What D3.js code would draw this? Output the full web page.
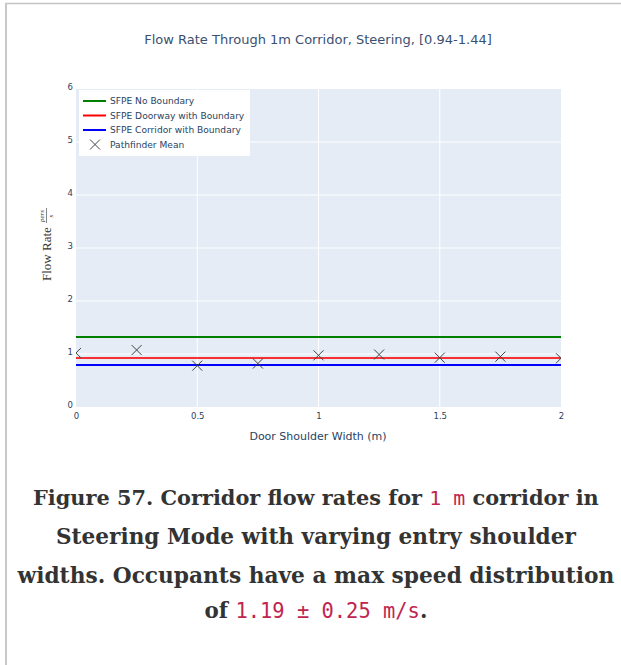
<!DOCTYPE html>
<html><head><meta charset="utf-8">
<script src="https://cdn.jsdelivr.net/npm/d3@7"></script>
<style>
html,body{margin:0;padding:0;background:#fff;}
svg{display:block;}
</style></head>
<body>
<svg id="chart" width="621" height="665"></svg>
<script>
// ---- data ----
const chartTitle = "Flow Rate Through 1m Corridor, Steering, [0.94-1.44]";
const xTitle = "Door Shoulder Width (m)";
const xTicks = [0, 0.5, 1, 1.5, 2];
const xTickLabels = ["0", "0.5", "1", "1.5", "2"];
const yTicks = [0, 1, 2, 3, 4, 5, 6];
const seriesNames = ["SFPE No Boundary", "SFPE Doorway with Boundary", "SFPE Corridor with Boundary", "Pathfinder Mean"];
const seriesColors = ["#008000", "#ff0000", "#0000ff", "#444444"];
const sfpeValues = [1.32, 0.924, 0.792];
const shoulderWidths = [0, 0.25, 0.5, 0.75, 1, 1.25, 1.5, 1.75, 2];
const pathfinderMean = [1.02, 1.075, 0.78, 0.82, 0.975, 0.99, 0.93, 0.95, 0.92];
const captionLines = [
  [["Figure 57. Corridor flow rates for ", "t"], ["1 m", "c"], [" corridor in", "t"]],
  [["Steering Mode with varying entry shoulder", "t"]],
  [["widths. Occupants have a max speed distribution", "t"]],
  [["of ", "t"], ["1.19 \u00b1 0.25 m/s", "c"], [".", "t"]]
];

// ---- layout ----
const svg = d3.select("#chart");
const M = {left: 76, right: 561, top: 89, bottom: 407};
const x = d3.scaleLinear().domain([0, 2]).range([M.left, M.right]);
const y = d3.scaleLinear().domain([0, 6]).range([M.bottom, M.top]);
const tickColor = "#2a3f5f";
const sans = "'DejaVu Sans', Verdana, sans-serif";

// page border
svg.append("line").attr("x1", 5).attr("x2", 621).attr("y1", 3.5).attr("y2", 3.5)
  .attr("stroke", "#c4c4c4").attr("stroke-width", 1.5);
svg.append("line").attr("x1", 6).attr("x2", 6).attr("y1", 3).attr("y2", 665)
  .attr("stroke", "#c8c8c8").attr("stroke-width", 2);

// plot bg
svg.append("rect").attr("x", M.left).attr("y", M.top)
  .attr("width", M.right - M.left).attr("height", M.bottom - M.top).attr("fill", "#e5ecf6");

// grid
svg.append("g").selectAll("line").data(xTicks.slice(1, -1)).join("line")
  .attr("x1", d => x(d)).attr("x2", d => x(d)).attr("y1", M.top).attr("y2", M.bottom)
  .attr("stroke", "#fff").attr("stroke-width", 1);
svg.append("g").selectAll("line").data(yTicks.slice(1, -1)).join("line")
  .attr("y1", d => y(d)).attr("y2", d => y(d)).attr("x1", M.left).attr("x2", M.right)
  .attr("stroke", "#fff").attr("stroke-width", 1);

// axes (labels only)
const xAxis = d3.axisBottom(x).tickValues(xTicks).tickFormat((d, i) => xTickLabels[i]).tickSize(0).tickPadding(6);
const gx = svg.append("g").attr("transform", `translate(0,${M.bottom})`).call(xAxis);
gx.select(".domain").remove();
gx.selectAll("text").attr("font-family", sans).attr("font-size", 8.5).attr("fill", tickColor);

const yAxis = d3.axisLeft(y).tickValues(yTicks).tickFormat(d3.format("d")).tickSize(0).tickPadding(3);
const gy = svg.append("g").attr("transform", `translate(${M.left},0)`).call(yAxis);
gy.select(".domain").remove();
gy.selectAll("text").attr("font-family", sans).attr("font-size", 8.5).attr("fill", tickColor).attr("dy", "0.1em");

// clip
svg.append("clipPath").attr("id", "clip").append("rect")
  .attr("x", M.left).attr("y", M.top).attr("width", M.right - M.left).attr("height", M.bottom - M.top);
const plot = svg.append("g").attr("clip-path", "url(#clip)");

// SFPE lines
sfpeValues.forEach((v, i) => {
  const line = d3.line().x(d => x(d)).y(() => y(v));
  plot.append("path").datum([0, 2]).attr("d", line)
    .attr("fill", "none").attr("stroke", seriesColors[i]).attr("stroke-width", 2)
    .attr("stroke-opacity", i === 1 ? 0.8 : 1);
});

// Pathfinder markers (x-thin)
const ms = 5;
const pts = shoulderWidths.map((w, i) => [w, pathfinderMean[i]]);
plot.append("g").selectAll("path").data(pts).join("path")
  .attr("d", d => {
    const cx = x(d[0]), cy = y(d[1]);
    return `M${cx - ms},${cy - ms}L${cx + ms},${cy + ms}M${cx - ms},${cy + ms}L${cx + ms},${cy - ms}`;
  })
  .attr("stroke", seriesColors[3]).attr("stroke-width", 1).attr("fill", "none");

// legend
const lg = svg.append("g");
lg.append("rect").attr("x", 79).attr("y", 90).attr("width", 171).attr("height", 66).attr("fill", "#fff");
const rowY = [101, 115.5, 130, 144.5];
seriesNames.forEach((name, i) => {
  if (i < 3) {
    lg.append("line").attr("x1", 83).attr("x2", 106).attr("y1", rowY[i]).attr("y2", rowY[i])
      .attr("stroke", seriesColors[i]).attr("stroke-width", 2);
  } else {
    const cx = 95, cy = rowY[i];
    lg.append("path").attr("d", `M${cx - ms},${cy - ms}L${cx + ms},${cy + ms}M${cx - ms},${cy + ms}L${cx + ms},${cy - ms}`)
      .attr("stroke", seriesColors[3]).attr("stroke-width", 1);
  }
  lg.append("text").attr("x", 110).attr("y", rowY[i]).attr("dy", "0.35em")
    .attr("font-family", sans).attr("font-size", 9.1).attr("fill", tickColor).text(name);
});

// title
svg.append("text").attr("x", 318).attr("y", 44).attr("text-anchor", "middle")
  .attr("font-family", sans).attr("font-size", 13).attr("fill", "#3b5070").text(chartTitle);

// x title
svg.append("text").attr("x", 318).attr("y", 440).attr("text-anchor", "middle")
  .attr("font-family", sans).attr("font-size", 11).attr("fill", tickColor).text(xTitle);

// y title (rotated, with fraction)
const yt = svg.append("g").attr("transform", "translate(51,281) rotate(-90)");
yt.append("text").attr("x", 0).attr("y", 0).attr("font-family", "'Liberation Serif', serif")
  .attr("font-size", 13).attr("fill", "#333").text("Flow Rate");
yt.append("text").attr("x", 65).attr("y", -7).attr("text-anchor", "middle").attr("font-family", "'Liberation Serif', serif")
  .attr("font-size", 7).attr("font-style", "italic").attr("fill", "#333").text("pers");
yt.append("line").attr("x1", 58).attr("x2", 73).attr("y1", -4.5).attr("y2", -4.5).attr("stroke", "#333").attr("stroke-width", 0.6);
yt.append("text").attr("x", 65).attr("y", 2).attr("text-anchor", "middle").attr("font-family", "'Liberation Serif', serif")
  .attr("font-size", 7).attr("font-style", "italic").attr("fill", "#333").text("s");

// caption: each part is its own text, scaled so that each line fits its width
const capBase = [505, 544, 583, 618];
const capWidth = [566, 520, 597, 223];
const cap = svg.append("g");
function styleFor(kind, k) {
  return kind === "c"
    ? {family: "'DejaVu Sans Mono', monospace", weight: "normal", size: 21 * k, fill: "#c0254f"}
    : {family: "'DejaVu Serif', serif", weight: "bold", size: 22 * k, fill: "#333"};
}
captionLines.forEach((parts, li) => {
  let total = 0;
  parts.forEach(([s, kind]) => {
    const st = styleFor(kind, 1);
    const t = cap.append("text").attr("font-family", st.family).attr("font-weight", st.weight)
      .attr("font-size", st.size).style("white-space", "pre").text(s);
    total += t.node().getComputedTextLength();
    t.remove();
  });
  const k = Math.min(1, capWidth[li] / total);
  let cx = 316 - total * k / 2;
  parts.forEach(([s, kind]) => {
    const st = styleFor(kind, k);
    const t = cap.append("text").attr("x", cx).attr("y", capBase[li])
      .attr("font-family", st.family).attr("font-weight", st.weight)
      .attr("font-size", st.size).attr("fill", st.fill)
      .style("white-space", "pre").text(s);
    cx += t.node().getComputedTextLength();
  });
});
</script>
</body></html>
•••
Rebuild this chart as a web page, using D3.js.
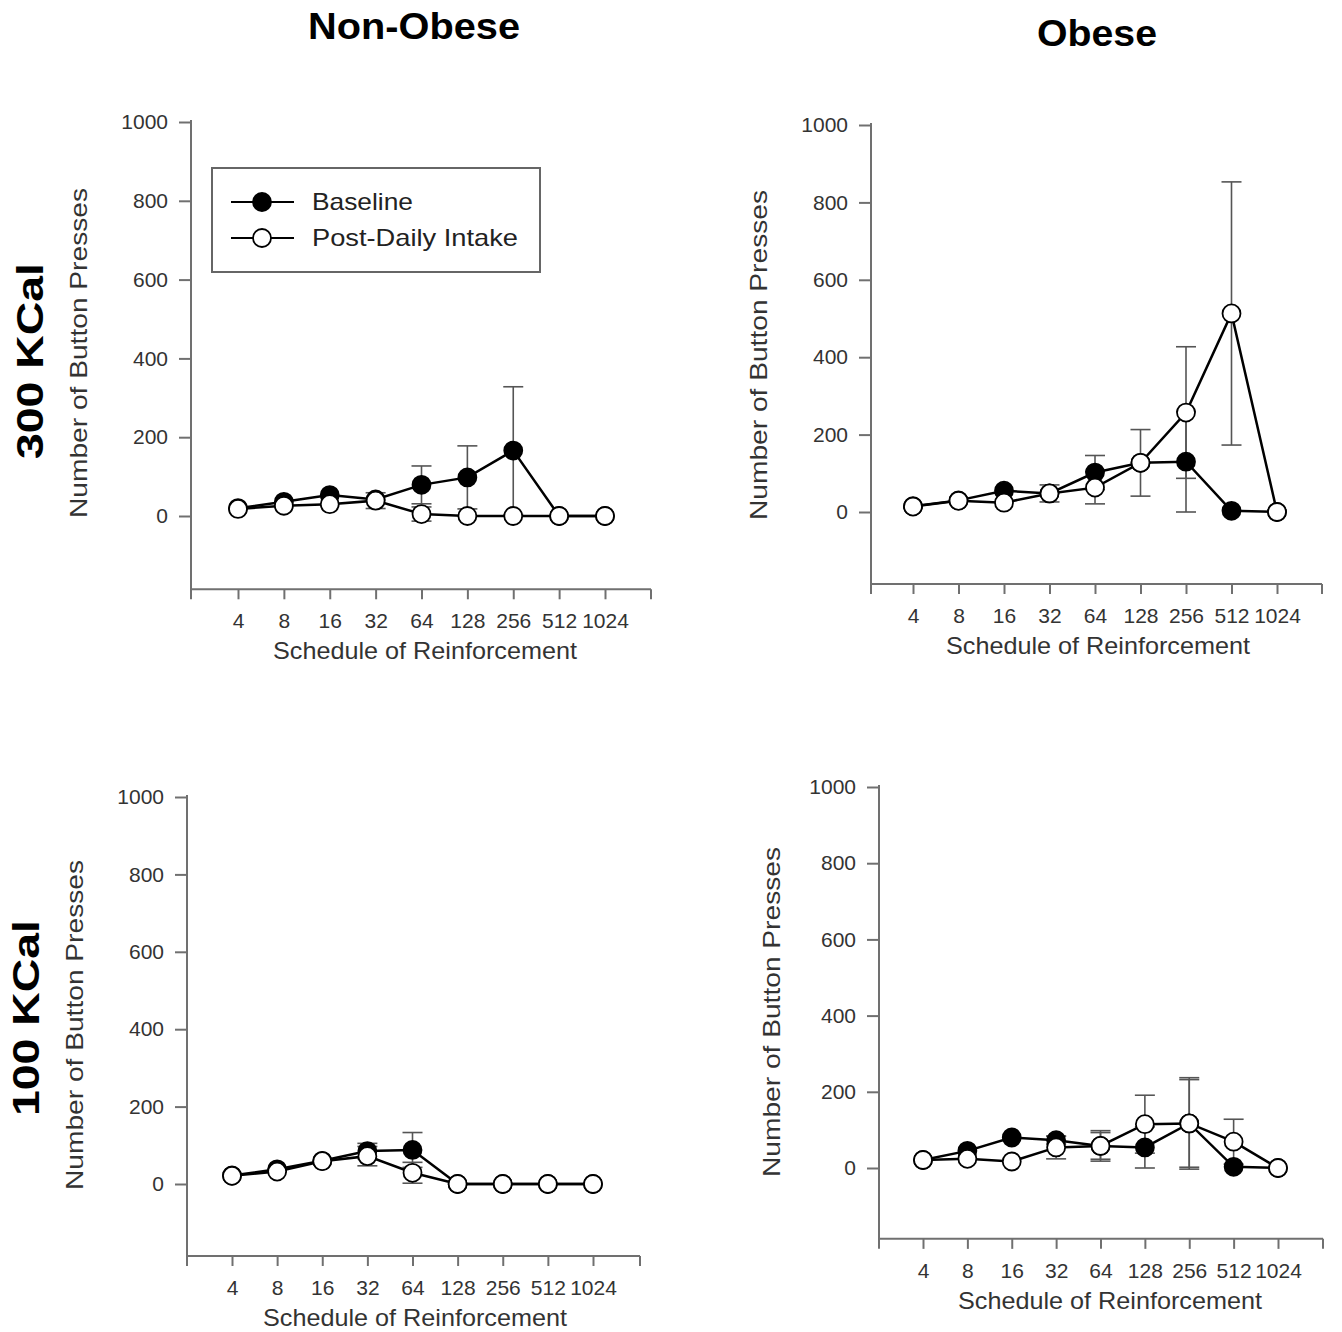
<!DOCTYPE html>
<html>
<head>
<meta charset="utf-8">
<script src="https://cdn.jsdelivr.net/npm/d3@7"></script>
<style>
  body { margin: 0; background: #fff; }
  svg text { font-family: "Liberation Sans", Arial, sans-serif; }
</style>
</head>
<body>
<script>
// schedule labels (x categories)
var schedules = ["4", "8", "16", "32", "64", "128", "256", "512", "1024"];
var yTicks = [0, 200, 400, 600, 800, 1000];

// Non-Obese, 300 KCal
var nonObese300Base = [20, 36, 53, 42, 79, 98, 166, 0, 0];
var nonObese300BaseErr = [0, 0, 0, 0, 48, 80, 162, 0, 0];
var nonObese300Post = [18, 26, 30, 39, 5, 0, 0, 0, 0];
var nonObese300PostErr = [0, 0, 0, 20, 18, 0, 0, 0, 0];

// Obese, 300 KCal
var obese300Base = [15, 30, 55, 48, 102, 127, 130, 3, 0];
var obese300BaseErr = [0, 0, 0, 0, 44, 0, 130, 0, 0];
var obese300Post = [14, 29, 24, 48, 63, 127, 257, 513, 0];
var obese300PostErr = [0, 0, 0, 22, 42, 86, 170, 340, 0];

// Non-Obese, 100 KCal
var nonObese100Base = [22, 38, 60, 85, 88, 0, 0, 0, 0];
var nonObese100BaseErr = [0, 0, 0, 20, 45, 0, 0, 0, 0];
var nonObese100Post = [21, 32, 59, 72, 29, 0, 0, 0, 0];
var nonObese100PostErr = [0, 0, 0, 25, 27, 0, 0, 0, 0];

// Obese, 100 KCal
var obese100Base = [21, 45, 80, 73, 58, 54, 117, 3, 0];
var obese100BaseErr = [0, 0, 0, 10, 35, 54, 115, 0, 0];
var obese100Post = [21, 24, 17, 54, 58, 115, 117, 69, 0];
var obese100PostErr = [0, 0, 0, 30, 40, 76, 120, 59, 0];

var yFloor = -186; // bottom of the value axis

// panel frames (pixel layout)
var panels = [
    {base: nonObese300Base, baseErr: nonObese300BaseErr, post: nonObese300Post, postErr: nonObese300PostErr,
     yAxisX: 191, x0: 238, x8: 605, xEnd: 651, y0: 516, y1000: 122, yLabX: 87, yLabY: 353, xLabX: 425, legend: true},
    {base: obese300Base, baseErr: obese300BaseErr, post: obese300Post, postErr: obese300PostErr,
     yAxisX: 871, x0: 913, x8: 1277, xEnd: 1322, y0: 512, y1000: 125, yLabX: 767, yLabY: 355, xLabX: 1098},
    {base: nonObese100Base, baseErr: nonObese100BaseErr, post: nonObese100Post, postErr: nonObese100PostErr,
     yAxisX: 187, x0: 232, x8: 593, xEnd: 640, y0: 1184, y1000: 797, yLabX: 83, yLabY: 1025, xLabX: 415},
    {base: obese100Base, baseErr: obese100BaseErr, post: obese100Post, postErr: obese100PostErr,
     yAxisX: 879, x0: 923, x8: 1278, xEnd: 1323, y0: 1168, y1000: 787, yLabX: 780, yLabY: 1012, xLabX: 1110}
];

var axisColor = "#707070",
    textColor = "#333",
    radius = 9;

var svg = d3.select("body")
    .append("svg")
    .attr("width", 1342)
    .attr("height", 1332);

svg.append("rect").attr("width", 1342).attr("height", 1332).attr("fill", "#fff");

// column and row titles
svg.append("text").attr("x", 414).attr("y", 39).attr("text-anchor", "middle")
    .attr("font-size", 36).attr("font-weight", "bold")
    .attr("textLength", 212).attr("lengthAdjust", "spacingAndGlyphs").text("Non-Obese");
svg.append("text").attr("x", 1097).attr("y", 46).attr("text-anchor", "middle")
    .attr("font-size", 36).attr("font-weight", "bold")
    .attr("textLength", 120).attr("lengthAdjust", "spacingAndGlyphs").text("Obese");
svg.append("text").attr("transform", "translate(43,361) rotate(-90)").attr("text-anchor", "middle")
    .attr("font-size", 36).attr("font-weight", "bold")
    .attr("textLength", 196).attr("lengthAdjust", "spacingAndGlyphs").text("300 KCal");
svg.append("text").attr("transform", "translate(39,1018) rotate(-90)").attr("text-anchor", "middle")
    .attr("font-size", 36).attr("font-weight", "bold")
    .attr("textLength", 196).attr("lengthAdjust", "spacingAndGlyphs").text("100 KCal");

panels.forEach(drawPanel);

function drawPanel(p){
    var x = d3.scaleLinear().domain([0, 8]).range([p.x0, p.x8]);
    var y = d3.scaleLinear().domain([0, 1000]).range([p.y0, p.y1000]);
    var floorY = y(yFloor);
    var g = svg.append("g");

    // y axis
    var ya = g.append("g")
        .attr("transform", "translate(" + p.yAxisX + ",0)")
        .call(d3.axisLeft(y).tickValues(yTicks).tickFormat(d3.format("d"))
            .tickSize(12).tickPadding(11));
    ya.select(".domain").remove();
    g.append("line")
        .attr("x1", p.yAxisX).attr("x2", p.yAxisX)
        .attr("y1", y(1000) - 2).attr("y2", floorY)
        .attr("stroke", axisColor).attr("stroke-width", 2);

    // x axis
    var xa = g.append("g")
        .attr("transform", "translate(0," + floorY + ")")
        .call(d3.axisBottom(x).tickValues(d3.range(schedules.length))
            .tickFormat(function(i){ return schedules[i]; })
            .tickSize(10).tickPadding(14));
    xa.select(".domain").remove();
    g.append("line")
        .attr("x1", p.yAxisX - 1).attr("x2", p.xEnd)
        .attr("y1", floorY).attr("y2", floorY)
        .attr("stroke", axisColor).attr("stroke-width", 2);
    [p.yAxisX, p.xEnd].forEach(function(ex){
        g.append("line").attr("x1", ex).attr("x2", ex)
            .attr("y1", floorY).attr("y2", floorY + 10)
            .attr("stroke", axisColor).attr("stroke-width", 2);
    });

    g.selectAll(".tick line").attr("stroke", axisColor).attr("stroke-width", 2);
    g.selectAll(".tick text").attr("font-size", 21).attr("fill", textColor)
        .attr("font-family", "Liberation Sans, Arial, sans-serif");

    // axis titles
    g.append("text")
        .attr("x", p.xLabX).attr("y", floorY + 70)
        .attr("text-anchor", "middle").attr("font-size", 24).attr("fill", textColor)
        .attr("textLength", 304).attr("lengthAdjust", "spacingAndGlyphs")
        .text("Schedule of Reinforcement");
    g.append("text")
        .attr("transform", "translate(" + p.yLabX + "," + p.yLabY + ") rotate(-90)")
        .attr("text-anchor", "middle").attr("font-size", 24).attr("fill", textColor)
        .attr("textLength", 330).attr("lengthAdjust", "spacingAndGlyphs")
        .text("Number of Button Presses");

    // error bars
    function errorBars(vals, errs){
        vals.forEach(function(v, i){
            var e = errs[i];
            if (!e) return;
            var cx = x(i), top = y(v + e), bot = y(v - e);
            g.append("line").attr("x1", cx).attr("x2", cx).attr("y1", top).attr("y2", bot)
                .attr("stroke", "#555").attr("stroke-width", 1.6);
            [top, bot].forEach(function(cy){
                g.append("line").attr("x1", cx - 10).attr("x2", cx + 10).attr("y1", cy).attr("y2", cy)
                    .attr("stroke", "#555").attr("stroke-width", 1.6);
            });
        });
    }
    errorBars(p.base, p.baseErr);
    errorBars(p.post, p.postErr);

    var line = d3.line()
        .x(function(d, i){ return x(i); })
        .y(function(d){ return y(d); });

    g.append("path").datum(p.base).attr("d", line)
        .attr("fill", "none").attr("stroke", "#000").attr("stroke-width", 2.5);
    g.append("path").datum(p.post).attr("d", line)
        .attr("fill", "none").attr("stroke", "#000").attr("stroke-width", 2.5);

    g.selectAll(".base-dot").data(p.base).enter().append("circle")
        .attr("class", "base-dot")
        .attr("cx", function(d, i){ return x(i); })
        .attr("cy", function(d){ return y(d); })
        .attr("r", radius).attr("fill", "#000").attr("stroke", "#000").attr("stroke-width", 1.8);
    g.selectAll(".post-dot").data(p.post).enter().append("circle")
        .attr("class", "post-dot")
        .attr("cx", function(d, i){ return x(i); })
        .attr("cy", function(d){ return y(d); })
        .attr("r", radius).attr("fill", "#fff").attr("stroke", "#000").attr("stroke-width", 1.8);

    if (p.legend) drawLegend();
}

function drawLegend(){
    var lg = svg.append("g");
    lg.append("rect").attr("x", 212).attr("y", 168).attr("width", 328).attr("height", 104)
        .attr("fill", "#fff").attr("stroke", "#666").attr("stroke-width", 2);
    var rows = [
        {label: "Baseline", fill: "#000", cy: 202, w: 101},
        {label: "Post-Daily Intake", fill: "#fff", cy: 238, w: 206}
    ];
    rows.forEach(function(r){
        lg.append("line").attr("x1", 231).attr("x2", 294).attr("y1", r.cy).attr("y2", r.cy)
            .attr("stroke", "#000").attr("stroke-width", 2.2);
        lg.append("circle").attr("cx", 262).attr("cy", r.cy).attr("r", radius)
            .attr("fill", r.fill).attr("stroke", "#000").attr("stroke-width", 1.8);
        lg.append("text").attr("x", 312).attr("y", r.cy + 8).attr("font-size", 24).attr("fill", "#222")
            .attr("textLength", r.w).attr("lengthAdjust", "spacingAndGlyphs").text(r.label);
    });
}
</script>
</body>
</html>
•••
* [Do this]:
Print exactly what appears from the line holding "Rebuild this chart" down to the line holding "18, 0, 0, 0, 0];", both ends kept, leaving out the pictures.

* [Answer to the exercise]:
Rebuild this chart as a web page, using D3.js.
<!DOCTYPE html>
<html>
<head>
<meta charset="utf-8">
<script src="https://cdn.jsdelivr.net/npm/d3@7"></script>
<style>
  body { margin: 0; background: #fff; }
  svg text { font-family: "Liberation Sans", Arial, sans-serif; }
</style>
</head>
<body>
<script>
// schedule labels (x categories)
var schedules = ["4", "8", "16", "32", "64", "128", "256", "512", "1024"];
var yTicks = [0, 200, 400, 600, 800, 1000];

// Non-Obese, 300 KCal
var nonObese300Base = [20, 36, 53, 42, 79, 98, 166, 0, 0];
var nonObese300BaseErr = [0, 0, 0, 0, 48, 80, 162, 0, 0];
var nonObese300Post = [18, 26, 30, 39, 5, 0, 0, 0, 0];
var nonObese300PostErr = [0, 0, 0, 20, 18, 0, 0, 0, 0];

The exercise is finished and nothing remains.